Best Hit Logic

Determining a Read’s Best Hit

As outlined in NCBI nt Files and NCBI nr Files, the NCBI nt and nr reference databases are too large to index for alignment, so we split nt/nr into multiple indexed reference databases for independent alignment. Therefore, a candidate read will be aligned to all of the split nt or nr databases and a best hit will be determined during the best hit logic portion of the pipeline. While a read may have a good hit to one of the split reference databases, it may have a better or equally good hit to another split reference database.

Having multiple hits per read requires choosing a single best, representative hit for a read. Also, it is during this validation step that a read may have a better non-viral hit as compared to the initial viral-only database hit that flagged the read as a candidate for viral identity. All of the hits for a given read are evaluated at the same time in a read block. A read block is a list of alignment report lines, all having the same read id. In this way, we evaluate a smaller chunk of alignments at any one time. Although the alignment formats for nt and nr hits are different, the concept is the same. A read will be given the status of PASS or FAIL based on the underlying hits being evaluated. See Failure Codes for more details on read pass/fail evaluation.

The general logic for choosing a best hit for a read follows.

  1. In the first evaluation for nucleotide alignments, we fail an entire read block (and the read) if the block’s best hit has a percent identity variance (pidv) score that is greater than --pid. For translated nucleotide alignments, we do not enforce a minimum percent identity score.

  2. If the read block passes step #1 above, we then evaluate all of the hits in the read block. If a hit matches unknown or other sequences taxonomy, we ignore the hit, but quantify and report how many hits are affected. Other hits in the read block with known taxonomy are still evaluated.

  3. The remaining hits are then placed into one of the following categories: 1) best hit score with viral-identity; 2) best hit score with non-viral-identity; 3) best hit neighbor with viral-identity; 4) best hit neighbor with non-viral-identity; 5) secondary, non-neighbor hits with any taxonomy.

  4. We pool the best hit score with non-viral-identity and best hit neighbor with non-viral-identity hits and evaluate them. If there are any hits (>0 hits) in this pool, we fail the read block (and the read) because there are significant non-viral hits and the best viral-identity hit is therefore ambiguous. Neighbor reads are those hits that are within proximal range (--pidprox or --bitprox) to the best hit score.

  5. If the read block passes step #4 above, we continue on with more hit evaluations. The best hit neighbor with viral-identity category was only used in separating viral and non-viral neighboring hits for evaluation. We make a note that these hits are viral neighbors in the sanity log files, but we fail these hits as they are not best hit candidates. We continue to evaluate the remaining hits in the read block.

  6. The secondary, non-neighbor hits with any taxonomy are too distant from the best and neighboring hits, so these hits are failed. We continue to evaluate the remaining hits in the read block.
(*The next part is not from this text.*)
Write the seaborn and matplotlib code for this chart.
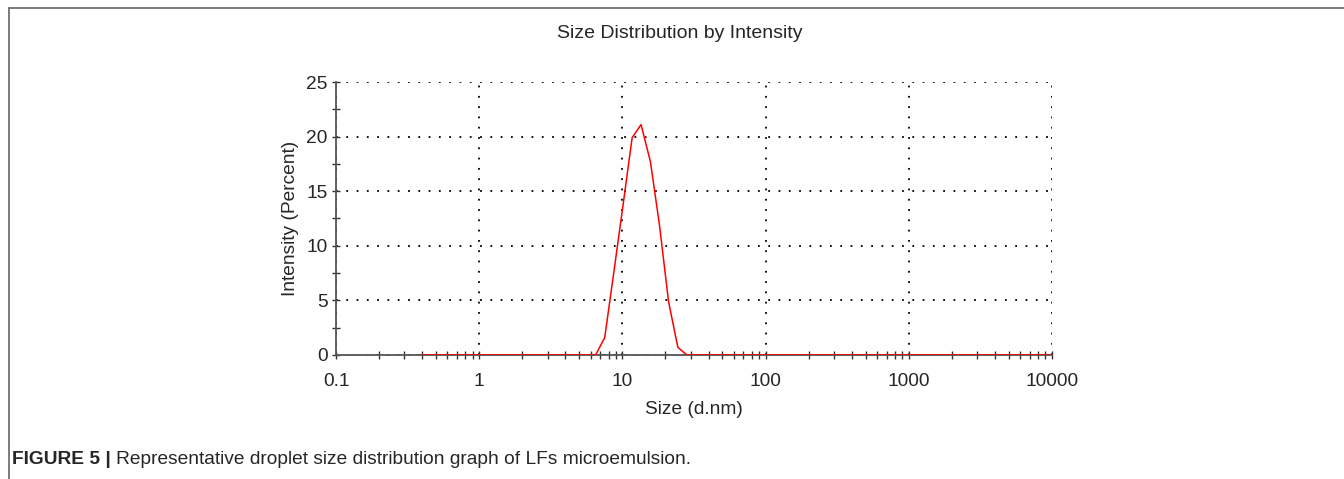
import matplotlib
matplotlib.use("Agg")
import matplotlib.pyplot as plt
import matplotlib.ticker as mticker
from matplotlib.lines import Line2D
import seaborn as sns

# Size bins (d.nm) and intensity (%)
size_nm = [0.4, 6.50, 7.53, 8.72, 10.1, 11.7, 13.5, 15.7, 18.2, 21.0, 24.4, 28.2, 10000]
intensity = [0.0, 0.0, 1.6, 7.6, 13.7, 19.9, 21.1, 17.7, 11.8, 4.9, 0.7, 0.0, 0.0]

x_ticks = [0.1, 1, 10, 100, 1000, 10000]
x_labels = ["0.1", "1", "10", "100", "1000", "10000"]
y_ticks = [0, 5, 10, 15, 20, 25]

sns.set_style("white")
plt.rcParams["font.family"] = ["Liberation Sans", "DejaVu Sans"]

fig = plt.figure(figsize=(13.44, 4.79), dpi=100)
ax = fig.add_axes([0.25, 0.2589, 0.5327, 0.5699])

sns.lineplot(x=size_nm, y=intensity, color="red", linewidth=1.1, ax=ax, zorder=3)

ax.set_xscale("log")
ax.set_xlim(0.1, 10000)
ax.set_ylim(0, 25)
ax.set_xticks(x_ticks)
ax.set_xticklabels(x_labels)
ax.set_yticks(y_ticks)
ax.yaxis.set_minor_locator(mticker.MultipleLocator(2.5))
ax.xaxis.set_minor_locator(mticker.LogLocator(base=10, subs=range(2, 10), numticks=20))
ax.xaxis.set_minor_formatter(mticker.NullFormatter())

ax.grid(True, which="major", color="black", linestyle=(0, (1, 4.7)), linewidth=1.3)
ax.grid(False, which="minor")

for side in ["top", "right"]:
    ax.spines[side].set_visible(False)
for side in ["left", "bottom"]:
    ax.spines[side].set_color("#555555")
    ax.spines[side].set_linewidth(1.3)

ax.tick_params(axis="both", which="both", bottom=True, left=True)
ax.tick_params(axis="both", which="major", direction="inout", length=6, width=1,
               color="#333333", labelsize=13.8)
ax.tick_params(axis="x", which="major", pad=10)
ax.tick_params(axis="y", which="major", pad=3)
ax.tick_params(axis="both", which="minor", direction="inout", length=6, width=1,
               color="#333333")

ax.set_xlabel("Size (d.nm)", fontsize=13.8, labelpad=8)
ax.set_ylabel("Intensity (Percent)", fontsize=13.8, labelpad=5)

fig.text(680 / 1344, 1 - 33 / 479, "Size Distribution by Intensity",
         ha="center", va="center", fontsize=14)

# page frame lines (top and left)
fig.add_artist(Line2D([9 / 1344, 9 / 1344], [0, 1 - 8 / 479], transform=fig.transFigure,
                      color="#666666", linewidth=1.2))
fig.add_artist(Line2D([9 / 1344, 1], [1 - 8 / 479, 1 - 8 / 479], transform=fig.transFigure,
                      color="#666666", linewidth=1.2))

# caption: bold lead-in then regular text
t1 = fig.text(12 / 1344, 1 - 460 / 479, "FIGURE 5 |", fontsize=13.8, fontweight="bold",
              va="center", ha="left")
fig.canvas.draw()
bb = t1.get_window_extent()
fig.text((bb.x1 + 5) / 1344, 1 - 460 / 479,
         "Representative droplet size distribution graph of LFs microemulsion.",
         fontsize=13.8, va="center", ha="left")

fig.savefig("out.png", dpi=100)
  7. The remaining hit category in the read block is the best hit score with viral-identity hits. This may be a single hit or there may be multiple equally-scored hits in this pool of hits; however, they will all have viral taxonomy and be candidates for the best viral hit. If the hits are tied, a randomly selected representative hit will be chosen as the best viral hit. If there is a single best viral hit, it will be chosen by default.

  8. At this point, the read block has been assessed and a pass or fail status is awarded to the parent read. A pass means that a best viral-identity hit was chosen for the read and the read will be counted in the taxonomy/quantification reports. A fail means that no significant viral-identity hit was chosen for the read and the read will not be included in the taxonomy/quantification reports.

  9. The process continues (the next read block in the hits file is evaluated) iteratively until all of the reads and their hits have been evaluated.

For examples of evaluated reads, as well as a table of all possible pass/fail codes, see Sanity files.